On the stairs of the Public Library of New York, Murong Xuecun declaims his open letter to Chinese censorship sent in 2013 after the closure of his Weibo accounts. Ha Jin and Guo Xiaolu read passages of works by imprisoned writers including Liu Xiaobo, Nobel Peace Prize. A small group of American writers are supporting such as Jonathan Franzen, who read a letter from Professor Ilham Tohti a Uighur sentenced to life imprisonment.
Murong Xuecun is really taking serious risks because unlike some other writers, he does not hesitate to directly criticize the Communist Party and the government. His visibility in China, however, has diminished with the closure of his Weibo accounts and especially the ban on reprinting his books; publishers are becoming very cautious …
3- Murong Xuecun in Leeds:
Murong Xuecun has been one of the two “star”writers of the Leeds Symposium (UK). These meetings devoted to Chinese literature in recent years were attended by university professors, translators, publishers, agents and representatives of two blogs, Rue89 / mychinesebooks and the anglophone translators blog “Paper Republic”. On this occasion, Murong Xuecun, agreed to answer some questions, focused on literature, with the help of his translator/editor Harvey Thomlinson.
Your protest activities mobilize a lot of energy, is writing still at the center of your life?

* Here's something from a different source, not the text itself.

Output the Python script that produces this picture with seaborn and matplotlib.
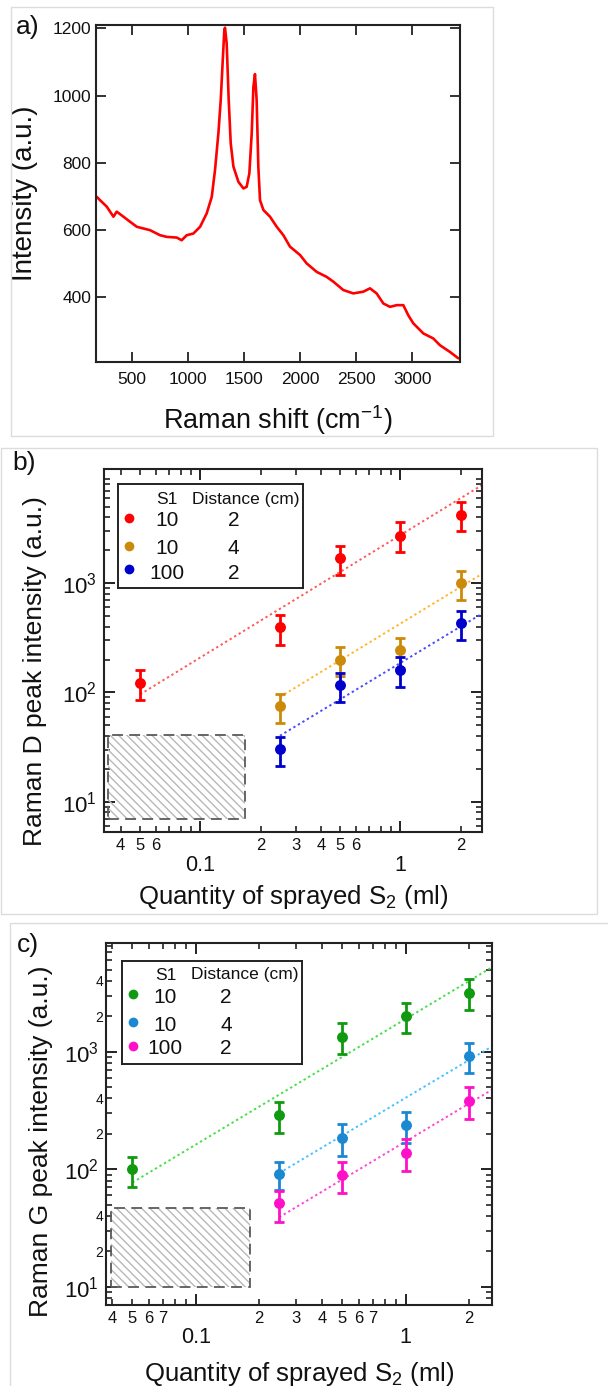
import numpy as np
import pandas as pd
import seaborn as sns
import matplotlib.pyplot as plt
from matplotlib.patches import Rectangle
from matplotlib.ticker import FixedLocator, FixedFormatter, NullFormatter

# ---------------- data ----------------
# a) Raman spectrum
shift = [188, 218, 277, 337, 366, 426, 485, 545, 604, 663, 752, 812, 901, 945,
         990, 1049, 1109, 1168, 1213, 1242, 1272, 1293, 1311, 1325, 1331, 1346,
         1364, 1382, 1406, 1450, 1495, 1524, 1548, 1569, 1584, 1598, 1613, 1628,
         1643, 1673, 1732, 1792, 1851, 1910, 2000, 2059, 2148, 2237, 2296, 2385,
         2474, 2563, 2623, 2682, 2742, 2801, 2861, 2920, 2964, 3009, 3098, 3187,
         3246, 3335, 3410]
intensity = [699, 689, 670, 640, 655, 640, 625, 610, 605, 600, 585, 580, 578, 570,
             585, 590, 610, 650, 699, 779, 888, 987, 1106, 1195, 1202, 1155,
             987, 858, 789, 744, 724, 729, 769, 888, 1026, 1064, 987, 789,
             689, 660, 640, 610, 585, 551, 526, 501, 476, 461, 447, 422,
             412, 417, 427, 412, 382, 372, 377, 377, 347, 323, 293, 278,
             258, 238, 219]

# b) / c) quantity of sprayed S2 (ml)
qty_all = [0.05, 0.25, 0.5, 1, 2]
qty_part = [0.25, 0.5, 1, 2]

# b) Raman D peak intensity
d_red = [122, 393, 1680, 2725, 4220]
d_red_lo = [86, 273, 1184, 1920, 3011]
d_red_hi = [159, 514, 2194, 3587, 5505]
d_orange = [74.5, 199, 242, 1000]
d_orange_lo = [52.5, 140, 167, 703]
d_orange_hi = [97, 260, 314, 1304]
d_blue = [30.3, 117, 161, 431]
d_blue_lo = [21, 81, 112, 302]
d_blue_hi = [39.1, 152, 209, 560]

# c) Raman G peak intensity
g_green = [100, 290, 1342, 2024, 3178]
g_green_lo = [70.3, 205, 950, 1434, 2264]
g_green_hi = [128, 376, 1745, 2612, 4133]
g_blue = [90.7, 186, 238, 925]
g_blue_lo = [66.6, 130, 168, 655]
g_blue_hi = [116, 242, 309, 1193]
g_pink = [51.3, 88.9, 137, 384]
g_pink_lo = [35.8, 62.4, 96.7, 268]
g_pink_hi = [65.7, 115, 180, 499]

# power-law fits: intensity at 1 ml, exponent
d_fit_amp = [2750, 426, 186]
d_fit_exp = [1.12, 1.115, 1.106]
g_fit_amp = [1900, 405, 172]
g_fit_exp = [1.07, 1.064, 1.071]

# legend table
s1_vals = ['10', '10', '100']
dist_vals = ['2', '4', '2']

# hatched (below detection) regions
d_hatch_x = [0.0347, 0.168]
d_hatch_y = [6.9, 40.8]
g_hatch_x = [0.0395, 0.181]
g_hatch_y = [10.0, 46.5]

# ---------------- style ----------------
sns.set_style('ticks')
plt.rcParams['font.family'] = ['Liberation Sans', 'DejaVu Sans']
plt.rcParams['mathtext.fontset'] = 'custom'
plt.rcParams['mathtext.rm'] = 'Liberation Sans'
plt.rcParams['mathtext.it'] = 'Liberation Sans:italic'
plt.rcParams['hatch.linewidth'] = 1.0
TXT = '#111111'
SPINE = '#222222'

W, H = 608, 1386
fig = plt.figure(figsize=(W / 100, H / 100), dpi=100)


def px_axes(l, t, r, b):
    return fig.add_axes([l / W, 1 - b / H, (r - l) / W, (b - t) / H])


def frame(l, t, r, b):
    fig.patches.append(Rectangle((l / W, 1 - b / H), (r - l) / W, (b - t) / H,
                                 transform=fig.transFigure, fill=False,
                                 ec='#dcdcdc', lw=1.0))


def style_spines(ax):
    for s in ax.spines.values():
        s.set_visible(True)
        s.set_color(SPINE)
        s.set_linewidth(1.5)


frame(11, 7, 493, 436)
frame(1, 448, 597, 914)
frame(10, 923, 640, 1400)

# ---------------- a) spectrum ----------------
ax_a = px_axes(95.5, 25, 460, 362)
sns.lineplot(x=shift, y=intensity, color='#ff0000', lw=1.9, ax=ax_a)
ax_a.set_xlim(177, 3425)
ax_a.set_ylim(208, 1210)
ax_a.set_xticks([500, 1000, 1500, 2000, 2500, 3000])
ax_a.set_yticks([400, 600, 800, 1000, 1200])
style_spines(ax_a)
ax_a.tick_params(direction='in', length=7, width=1.3, color=SPINE,
                 top=True, right=True, labelsize=12.5, labelcolor=TXT)
ax_a.tick_params(axis='x', pad=7)
ax_a.tick_params(axis='y', pad=3)
ax_a.set_xlabel('Raman shift (cm$^{-1}$)', fontsize=19.5, color=TXT)
ax_a.set_ylabel('Intensity (a.u.)', fontsize=20, color=TXT)
ax_a.xaxis.set_label_coords(0.5, -0.122)
ax_a.yaxis.set_label_coords(-0.157, 0.5)


# ---------------- helpers for log panels ----------------
def log_axes(ax, xlim, ylim, xminor_lab, ylab_minor):
    ax.set_xscale('log')
    ax.set_yscale('log')
    ax.set_xlim(*xlim)
    ax.set_ylim(*ylim)
    style_spines(ax)
    # x ticks
    xminor = [0.04, 0.05, 0.06, 0.07, 0.08, 0.09,
              0.2, 0.3, 0.4, 0.5, 0.6, 0.7, 0.8, 0.9, 2]
    ax.xaxis.set_major_locator(FixedLocator([0.1, 1]))
    ax.xaxis.set_major_formatter(FixedFormatter(['0.1', '1']))
    ax.xaxis.set_minor_locator(FixedLocator(xminor))
    ax.xaxis.set_minor_formatter(FixedFormatter(xminor_lab))
    # y ticks
    yminor = [v * 10 ** e for e in range(0, 4) for v in range(2, 10)]
    yminor = [v for v in yminor if ylim[0] <= v <= ylim[1]]
    ax.yaxis.set_major_locator(FixedLocator([10, 100, 1000]))
    ax.yaxis.set_major_formatter(FixedFormatter(['$10^1$', '$10^2$', '$10^3$']))
    ax.yaxis.set_minor_locator(FixedLocator(yminor))
    if ylab_minor:
        ax.yaxis.set_minor_formatter(FixedFormatter(
            ['2' if str(v)[0] == '2' else '4' if str(v)[0] == '4' else ''
             for v in yminor]))
    else:
        ax.yaxis.set_minor_formatter(NullFormatter())
    ax.tick_params(which='both', direction='in', top=True, right=True,
                   color=SPINE, labelcolor=TXT)
    ax.tick_params(which='major', length=8, width=1.4)
    ax.tick_params(which='minor', length=4.5, width=1.2)
    ax.tick_params(axis='x', which='major', labelsize=15.5, pad=16)
    ax.tick_params(axis='x', which='minor', labelsize=12, pad=4)
    ax.tick_params(axis='y', which='major', labelsize=16, pad=5)
    ax.tick_params(axis='y', which='minor', labelsize=10, pad=2)


def draw_series(ax, xs, ys, lo, hi, mcol, fcol, amp, k, xmax):
    ys = np.array(ys)
    ax.errorbar(xs, ys, yerr=[ys - np.array(lo), np.array(hi) - ys], fmt='none',
                ecolor=mcol, elinewidth=2.0, capsize=3.6, capthick=2.0, zorder=3)
    sns.scatterplot(x=xs, y=ys, color=mcol, s=62, linewidth=0, ax=ax, zorder=4)
    fx = [xs[0], xmax]
    fy = [amp * fx[0] ** k, amp * fx[1] ** k]
    sns.lineplot(x=fx, y=fy, color=fcol, lw=1.4, linestyle=(0, (1.2, 1.5)),
                 ax=ax, zorder=2)


def hatch_box(ax, hx, hy):
    ax.add_patch(Rectangle((hx[0], hy[0]), hx[1] - hx[0], hy[1] - hy[0],
                           fill=False, hatch='\\\\\\\\', ec='#b8b8b8', lw=0,
                           zorder=1))
    ax.add_patch(Rectangle((hx[0], hy[0]), hx[1] - hx[0], hy[1] - hy[0],
                           fill=False, ec='#5a5a5a', lw=1.3,
                           linestyle=(0, (6, 3.5)), zorder=1))


def table_legend(box, cols, rows_y, mark_y, mark_x, head_y, colx, headx, colors):
    l, t, r, b = box
    lg = px_axes(l, t, r, b)
    lg.set_xlim(l, r)
    lg.set_ylim(b, t)
    lg.set_xticks([])
    lg.set_yticks([])
    lg.set_facecolor('white')
    for s in lg.spines.values():
        s.set_color(SPINE)
        s.set_linewidth(1.4)
    lg.text(headx[0], head_y, 'S1', ha='center', va='center', fontsize=12.5, color=TXT)
    lg.text(headx[1], head_y, 'Distance (cm)', ha='center', va='center',
            fontsize=12.5, color=TXT)
    for i in range(3):
        lg.plot([mark_x], [mark_y[i]], 'o', ms=7, color=colors[i], mec='none')
        lg.text(colx[0], rows_y[i], cols[0][i], ha='center', va='center',
                fontsize=15, color=TXT)
        lg.text(colx[1], rows_y[i], cols[1][i], ha='center', va='center',
                fontsize=15, color=TXT)


# ---------------- b) D peak ----------------
ax_b = px_axes(104, 469.3, 481.7, 832.3)
b_xlim = (0.033, 2.55)
log_axes(ax_b, b_xlim, (5.25, 11000),
         ['4', '5', '6', '', '', '', '2', '3', '4', '5', '6', '', '', '', '2'], False)
hatch_box(ax_b, d_hatch_x, d_hatch_y)
b_mark = ['#ff0000', '#cc8a0a', '#0000cc']
b_fitc = ['#ff5a5a', '#ffb52a', '#4a4aff']
draw_series(ax_b, qty_all, d_red, d_red_lo, d_red_hi, b_mark[0], b_fitc[0],
            d_fit_amp[0], d_fit_exp[0], b_xlim[1])
draw_series(ax_b, qty_part, d_orange, d_orange_lo, d_orange_hi, b_mark[1], b_fitc[1],
            d_fit_amp[1], d_fit_exp[1], b_xlim[1])
draw_series(ax_b, qty_part, d_blue, d_blue_lo, d_blue_hi, b_mark[2], b_fitc[2],
            d_fit_amp[2], d_fit_exp[2], b_xlim[1])
ax_b.set_xlabel('Quantity of sprayed S$_2$ (ml)', fontsize=18.5, color=TXT)
ax_b.set_ylabel('Raman D peak intensity (a.u.)', fontsize=19, color=TXT)
ax_b.xaxis.set_label_coords(0.5, -0.14)
ax_b.yaxis.set_label_coords(-0.152, 0.445)
table_legend((118, 484.3, 303.3, 587.7), (s1_vals, dist_vals),
             (521, 549, 573.3), (517.7, 545.7, 569.3), 129.3, 499.3,
             (166.7, 233.3), (166.7, 246), b_mark)

# ---------------- c) G peak ----------------
ax_c = px_axes(106, 942.7, 491.7, 1305)
c_xlim = (0.0374, 2.57)
log_axes(ax_c, c_xlim, (6.98, 8470),
         ['4', '5', '6', '7', '', '', '2', '3', '4', '5', '6', '7', '', '', '2'], True)
hatch_box(ax_c, g_hatch_x, g_hatch_y)
c_mark = ['#0f9a0f', '#1b88d2', '#ff10c8']
c_fitc = ['#45e045', '#45c2ff', '#ff45d6']
draw_series(ax_c, qty_all, g_green, g_green_lo, g_green_hi, c_mark[0], c_fitc[0],
            g_fit_amp[0], g_fit_exp[0], c_xlim[1])
draw_series(ax_c, qty_part, g_blue, g_blue_lo, g_blue_hi, c_mark[1], c_fitc[1],
            g_fit_amp[1], g_fit_exp[1], c_xlim[1])
draw_series(ax_c, qty_part, g_pink, g_pink_lo, g_pink_hi, c_mark[2], c_fitc[2],
            g_fit_amp[2], g_fit_exp[2], c_xlim[1])
ax_c.set_xlabel('Quantity of sprayed S$_2$ (ml)', fontsize=18.5, color=TXT)
ax_c.set_ylabel('Raman G peak intensity (a.u.)', fontsize=19, color=TXT)
ax_c.xaxis.set_label_coords(0.5, -0.152)
ax_c.yaxis.set_label_coords(-0.137, 0.451)
table_legend((121.7, 961, 301.7, 1064), (s1_vals, dist_vals),
             (997.7, 1025.3, 1049), (994.3, 1021.7, 1045.7), 132.7, 975,
             (165, 226), (165.7, 245), c_mark)

# panel letters
fig.text(28 / W, 1 - 27 / H, 'a)', fontsize=19, ha='center', va='center', color=TXT)
fig.text(24 / W, 1 - 463 / H, 'b)', fontsize=19, ha='center', va='center', color=TXT)
fig.text(28 / W, 1 - 945 / H, 'c)', fontsize=19, ha='center', va='center', color=TXT)

fig.savefig('out.png', dpi=100)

Without any doubt. I had trouble finishing a novel, but now I work with enthusiasm on “A New Era”, not a reference to Orwell’s “1984” but to China in 2072, a closed country, backwards and poor where people do not have really emotions or indignation capabilities. Despite all my travels, I try to write at least two hours a day. This book will be released in Hong Kong or Taiwan; I hope that the controls on publishing, that are developping in Hong Kong, will not be too strict.
Your articles published almost monthly in the New York Times raise much interest.
It is an experience which was started by Yu Hua. It is quite complicated to be limited to a thousand words especially when it comes to rather serious subjects; Harvey often has difficulties to translate because I use word play and several varieties of languages. These articles are not published in China, but I often have interesting and pleasant reactions from readers for example to a recent article where I underlined the impact of the Communist Party and its propaganda on the Chinese language.
Now you are very critical with respect to Mo Yan…
Only last April did I publish negative comments; previously there had been statements that I did not like but I said nothing. I was very surprised by his comments about the President’s action on the fight against corruption and control of the internet.
This article looks like propaganda and states that to support the action of the Anti-Corruption Commission, he will himself write a novel about corruption! Some of my friends think he adopts this attitude because he is worried; it is said that he has been close to Bo Xilai (the recently jailed rival of Xi Jinping) and that he even wrote a poem praising him.
What do you think of young Chinese writers?
This is not a good period for literature in China; often when I attend meetings with writers, journalists, intellectuals, they talk mainly about stock prices! Moreover, some who were able to publish a promising novel do not continue and prefer to create a company and make money.
Do you have many contacts with writers?
Yes a lot; some are friends like Feng Tang; others are older people I have enjoyed meeting like Gao Xingjian. I’m also interested in what Yan Lianke writes. Yu Hua has courageous positions; his latest book “The Seventh Day” is a novel that I maybe liked less than “China in ten words,” a remarkable and moving collection of essays.
You are less positive about literature on the internet?
Sure, you know there are 10,000 novels every day online on the internet. This is something incredible and the quality is often very poor. I have also much more confidence in my own writing skills, I have more experience …
In 2010, you asked the question “Is the Cultural Revolution over? “. What about today?
This question started my critical attitude as an intellectual. Since then, I understood more deeply what had been the Cultural Revolution. There are many more restrictions and censorship in recent months than in the 2000s but I do not think that Xi Jinping has the power to bring us back to the time of the Cultural Revolution.
Murong Xuecun, ” Oublier Chengdu”, Editions de l’Olivier; 2006, 380 pages.
Murong Xuecun, ” Danse dans la poussière rouge”, Gallimard- Bleu de Chine; September 2013, 570 pages.
Murong Xuecun, “ Leave me alone, a novel of Chengdu”, translated by Harvey Thomlinson; Make Do Publishing, 2014.
Murong Xuecun, “Dancing in red dust”, translated by Harvey Thomlinson, will be released next september.